WHAT TO DO:
Below is a listing; restate from it, character for character, the lines beginning at the line holding "Write the Chart.js code for this chart." and ending at the line holding "ctx.textBaseline = 'alphabetic';", both included.

## BEGIN MATERIAL FOR THIS TASK

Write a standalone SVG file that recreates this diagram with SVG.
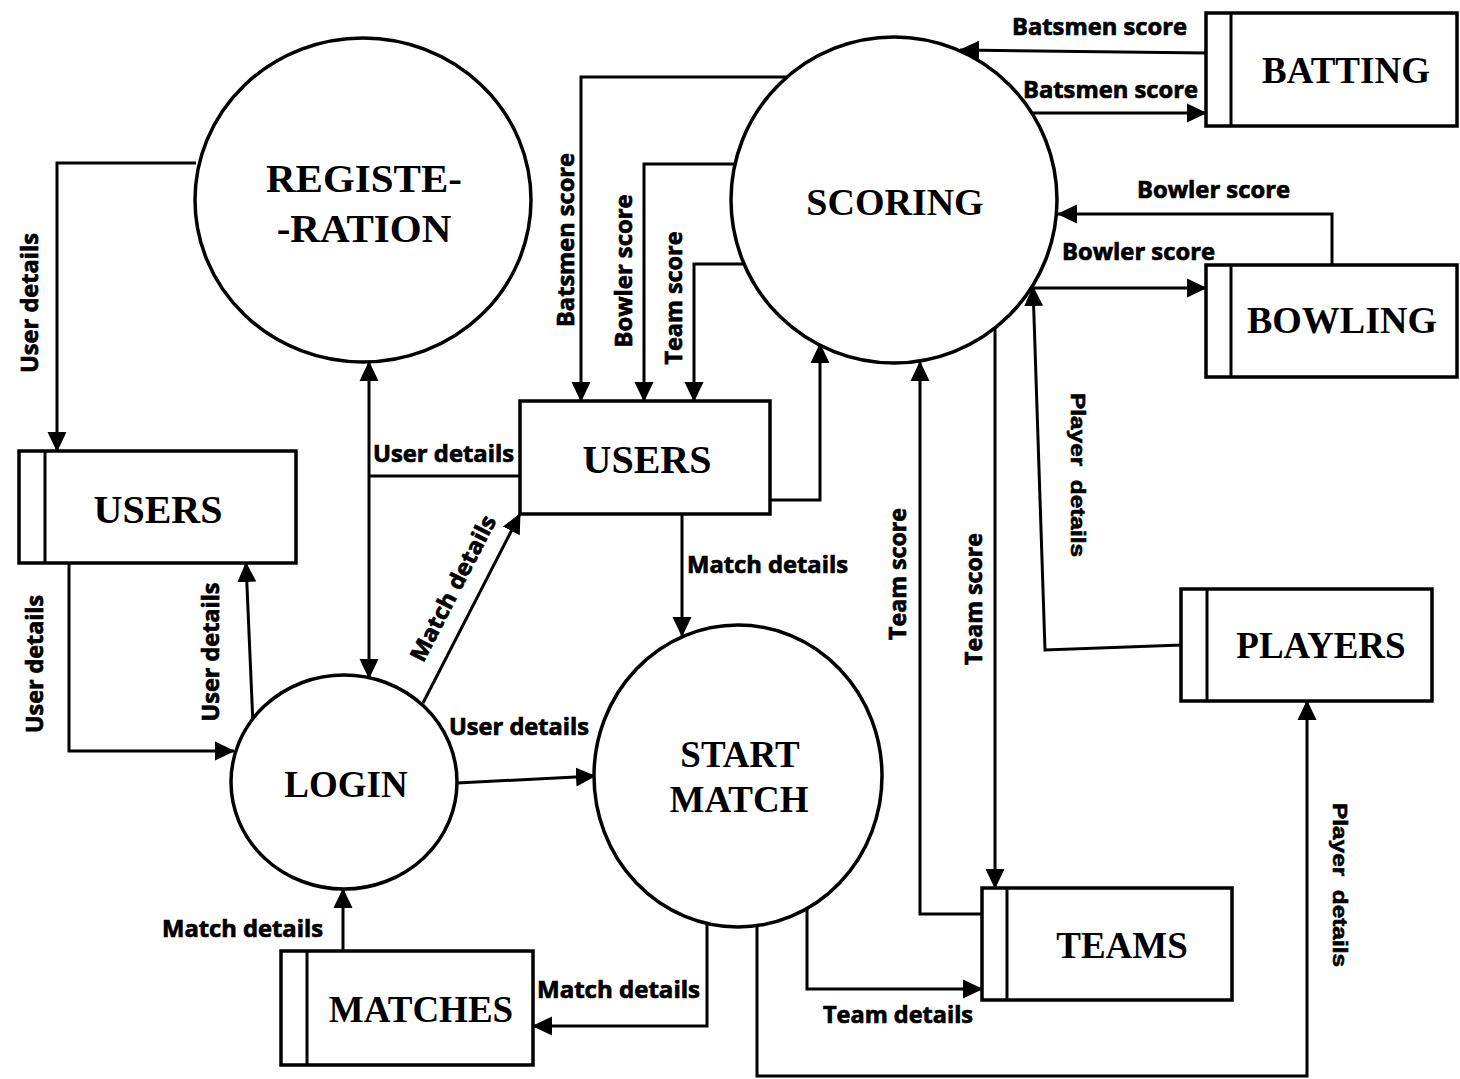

## END MATERIAL FOR THIS TASK
## BEGIN MATERIAL FOR THIS TASK

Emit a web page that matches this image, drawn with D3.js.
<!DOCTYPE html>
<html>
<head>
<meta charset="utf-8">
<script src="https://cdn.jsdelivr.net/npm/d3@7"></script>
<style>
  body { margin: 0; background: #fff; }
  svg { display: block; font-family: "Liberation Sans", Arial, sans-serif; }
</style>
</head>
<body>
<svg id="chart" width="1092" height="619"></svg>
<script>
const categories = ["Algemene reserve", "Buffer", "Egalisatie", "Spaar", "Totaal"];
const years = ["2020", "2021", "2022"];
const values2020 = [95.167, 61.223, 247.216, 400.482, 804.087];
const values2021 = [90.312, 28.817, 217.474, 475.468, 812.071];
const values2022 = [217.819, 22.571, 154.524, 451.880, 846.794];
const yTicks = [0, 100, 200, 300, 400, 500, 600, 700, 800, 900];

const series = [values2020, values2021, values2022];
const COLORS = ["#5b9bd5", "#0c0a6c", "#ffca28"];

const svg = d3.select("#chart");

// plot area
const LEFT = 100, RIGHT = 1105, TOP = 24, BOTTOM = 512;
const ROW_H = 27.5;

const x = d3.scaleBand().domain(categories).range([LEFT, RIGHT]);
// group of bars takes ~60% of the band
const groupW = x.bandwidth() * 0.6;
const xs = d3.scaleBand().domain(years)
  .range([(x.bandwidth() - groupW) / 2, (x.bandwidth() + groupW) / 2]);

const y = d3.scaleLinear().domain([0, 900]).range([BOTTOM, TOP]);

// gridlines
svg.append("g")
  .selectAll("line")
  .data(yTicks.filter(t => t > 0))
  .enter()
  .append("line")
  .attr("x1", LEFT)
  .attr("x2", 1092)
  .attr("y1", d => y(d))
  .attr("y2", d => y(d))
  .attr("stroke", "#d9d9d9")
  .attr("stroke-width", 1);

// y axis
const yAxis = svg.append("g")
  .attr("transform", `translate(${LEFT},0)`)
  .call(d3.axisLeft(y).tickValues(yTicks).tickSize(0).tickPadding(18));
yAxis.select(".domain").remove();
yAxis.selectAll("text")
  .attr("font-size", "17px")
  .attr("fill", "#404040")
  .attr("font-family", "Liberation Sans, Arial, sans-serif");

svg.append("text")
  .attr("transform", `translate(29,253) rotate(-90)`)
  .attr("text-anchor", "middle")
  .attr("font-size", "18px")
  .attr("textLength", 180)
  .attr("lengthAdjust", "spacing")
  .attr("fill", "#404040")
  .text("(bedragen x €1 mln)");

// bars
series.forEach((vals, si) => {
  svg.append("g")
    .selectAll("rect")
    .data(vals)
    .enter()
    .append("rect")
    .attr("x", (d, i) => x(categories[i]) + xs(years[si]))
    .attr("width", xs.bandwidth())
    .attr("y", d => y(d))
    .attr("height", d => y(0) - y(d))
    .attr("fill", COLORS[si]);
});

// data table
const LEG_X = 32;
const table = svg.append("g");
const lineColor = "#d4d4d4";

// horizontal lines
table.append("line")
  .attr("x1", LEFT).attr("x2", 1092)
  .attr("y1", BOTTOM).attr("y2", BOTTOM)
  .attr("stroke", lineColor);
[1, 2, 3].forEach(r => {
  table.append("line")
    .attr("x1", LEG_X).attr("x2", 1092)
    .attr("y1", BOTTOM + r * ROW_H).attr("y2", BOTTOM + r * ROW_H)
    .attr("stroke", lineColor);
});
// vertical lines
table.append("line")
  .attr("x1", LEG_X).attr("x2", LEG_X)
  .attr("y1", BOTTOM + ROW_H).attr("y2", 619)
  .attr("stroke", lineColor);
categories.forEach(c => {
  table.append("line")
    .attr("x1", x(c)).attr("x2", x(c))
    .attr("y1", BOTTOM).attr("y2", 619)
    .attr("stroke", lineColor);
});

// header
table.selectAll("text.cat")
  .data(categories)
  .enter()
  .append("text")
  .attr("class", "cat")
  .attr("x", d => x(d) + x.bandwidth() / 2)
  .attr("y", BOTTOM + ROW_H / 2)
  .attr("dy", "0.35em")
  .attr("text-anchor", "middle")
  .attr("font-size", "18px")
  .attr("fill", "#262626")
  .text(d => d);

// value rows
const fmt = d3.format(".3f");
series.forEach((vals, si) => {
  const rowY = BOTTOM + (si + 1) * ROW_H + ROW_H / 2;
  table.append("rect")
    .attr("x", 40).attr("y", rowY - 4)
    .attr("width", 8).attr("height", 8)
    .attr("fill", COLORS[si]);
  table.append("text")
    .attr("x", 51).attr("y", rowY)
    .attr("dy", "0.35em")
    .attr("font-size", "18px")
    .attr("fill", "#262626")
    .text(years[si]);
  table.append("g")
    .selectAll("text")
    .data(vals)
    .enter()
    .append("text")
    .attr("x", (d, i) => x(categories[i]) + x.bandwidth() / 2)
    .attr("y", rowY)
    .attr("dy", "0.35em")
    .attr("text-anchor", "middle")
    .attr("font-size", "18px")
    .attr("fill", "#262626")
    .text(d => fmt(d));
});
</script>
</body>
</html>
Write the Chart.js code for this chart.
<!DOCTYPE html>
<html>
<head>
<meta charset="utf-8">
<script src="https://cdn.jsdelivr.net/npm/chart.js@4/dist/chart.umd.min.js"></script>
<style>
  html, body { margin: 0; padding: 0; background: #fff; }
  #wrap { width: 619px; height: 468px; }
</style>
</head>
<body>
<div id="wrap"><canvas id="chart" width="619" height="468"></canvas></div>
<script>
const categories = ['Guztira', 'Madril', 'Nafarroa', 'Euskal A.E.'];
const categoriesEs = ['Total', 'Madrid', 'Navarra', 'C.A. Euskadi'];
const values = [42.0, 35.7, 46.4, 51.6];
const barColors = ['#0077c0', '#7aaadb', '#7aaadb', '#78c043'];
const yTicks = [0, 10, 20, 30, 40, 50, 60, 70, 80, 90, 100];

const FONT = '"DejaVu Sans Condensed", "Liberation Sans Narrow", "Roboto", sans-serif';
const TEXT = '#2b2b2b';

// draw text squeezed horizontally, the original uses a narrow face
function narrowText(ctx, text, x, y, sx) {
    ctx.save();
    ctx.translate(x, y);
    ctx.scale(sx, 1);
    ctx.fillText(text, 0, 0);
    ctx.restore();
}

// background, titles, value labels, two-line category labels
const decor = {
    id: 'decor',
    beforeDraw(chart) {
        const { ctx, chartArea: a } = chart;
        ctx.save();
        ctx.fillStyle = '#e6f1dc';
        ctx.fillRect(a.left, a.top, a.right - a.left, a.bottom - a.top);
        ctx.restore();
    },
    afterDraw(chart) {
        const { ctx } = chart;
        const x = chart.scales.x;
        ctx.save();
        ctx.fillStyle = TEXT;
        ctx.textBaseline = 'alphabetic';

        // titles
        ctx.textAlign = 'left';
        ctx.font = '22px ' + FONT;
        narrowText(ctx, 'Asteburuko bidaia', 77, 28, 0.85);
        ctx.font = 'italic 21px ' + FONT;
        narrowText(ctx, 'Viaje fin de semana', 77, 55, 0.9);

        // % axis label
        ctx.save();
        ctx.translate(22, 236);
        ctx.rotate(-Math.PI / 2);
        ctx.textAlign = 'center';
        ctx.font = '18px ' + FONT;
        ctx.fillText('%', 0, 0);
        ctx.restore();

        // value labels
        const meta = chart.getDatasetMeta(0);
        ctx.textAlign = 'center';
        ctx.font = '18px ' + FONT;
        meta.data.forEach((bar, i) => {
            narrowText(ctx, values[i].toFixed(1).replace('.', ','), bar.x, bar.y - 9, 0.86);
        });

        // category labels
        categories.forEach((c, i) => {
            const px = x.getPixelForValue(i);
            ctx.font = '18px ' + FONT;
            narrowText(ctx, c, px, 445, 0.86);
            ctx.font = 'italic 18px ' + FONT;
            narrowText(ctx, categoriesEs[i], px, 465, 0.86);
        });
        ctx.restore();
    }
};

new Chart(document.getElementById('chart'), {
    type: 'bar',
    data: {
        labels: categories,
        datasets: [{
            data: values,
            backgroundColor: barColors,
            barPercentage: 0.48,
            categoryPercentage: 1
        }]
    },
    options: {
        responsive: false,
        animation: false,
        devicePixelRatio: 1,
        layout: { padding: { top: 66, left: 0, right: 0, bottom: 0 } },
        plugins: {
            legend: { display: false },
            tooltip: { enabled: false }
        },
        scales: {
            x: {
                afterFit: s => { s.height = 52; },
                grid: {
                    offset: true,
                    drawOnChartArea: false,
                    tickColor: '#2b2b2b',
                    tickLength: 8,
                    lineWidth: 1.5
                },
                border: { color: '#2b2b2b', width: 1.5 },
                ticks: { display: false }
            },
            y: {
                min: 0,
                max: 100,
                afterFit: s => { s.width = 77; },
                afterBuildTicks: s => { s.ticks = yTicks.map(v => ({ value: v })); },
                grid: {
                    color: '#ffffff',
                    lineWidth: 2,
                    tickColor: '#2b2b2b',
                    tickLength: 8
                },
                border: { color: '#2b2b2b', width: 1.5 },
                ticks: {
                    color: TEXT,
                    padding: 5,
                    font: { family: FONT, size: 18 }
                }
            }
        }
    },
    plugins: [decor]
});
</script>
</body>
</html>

## END MATERIAL FOR THIS TASK

FINISHED TASK:
Write the Chart.js code for this chart.
<!DOCTYPE html>
<html>
<head>
<meta charset="utf-8">
<script src="https://cdn.jsdelivr.net/npm/chart.js@4/dist/chart.umd.min.js"></script>
<style>
  html, body { margin: 0; padding: 0; background: #fff; }
  #wrap { width: 619px; height: 468px; }
</style>
</head>
<body>
<div id="wrap"><canvas id="chart" width="619" height="468"></canvas></div>
<script>
const categories = ['Guztira', 'Madril', 'Nafarroa', 'Euskal A.E.'];
const categoriesEs = ['Total', 'Madrid', 'Navarra', 'C.A. Euskadi'];
const values = [42.0, 35.7, 46.4, 51.6];
const barColors = ['#0077c0', '#7aaadb', '#7aaadb', '#78c043'];
const yTicks = [0, 10, 20, 30, 40, 50, 60, 70, 80, 90, 100];

const FONT = '"DejaVu Sans Condensed", "Liberation Sans Narrow", "Roboto", sans-serif';
const TEXT = '#2b2b2b';

// draw text squeezed horizontally, the original uses a narrow face
function narrowText(ctx, text, x, y, sx) {
    ctx.save();
    ctx.translate(x, y);
    ctx.scale(sx, 1);
    ctx.fillText(text, 0, 0);
    ctx.restore();
}

// background, titles, value labels, two-line category labels
const decor = {
    id: 'decor',
    beforeDraw(chart) {
        const { ctx, chartArea: a } = chart;
        ctx.save();
        ctx.fillStyle = '#e6f1dc';
        ctx.fillRect(a.left, a.top, a.right - a.left, a.bottom - a.top);
        ctx.restore();
    },
    afterDraw(chart) {
        const { ctx } = chart;
        const x = chart.scales.x;
        ctx.save();
        ctx.fillStyle = TEXT;
        ctx.textBaseline = 'alphabetic';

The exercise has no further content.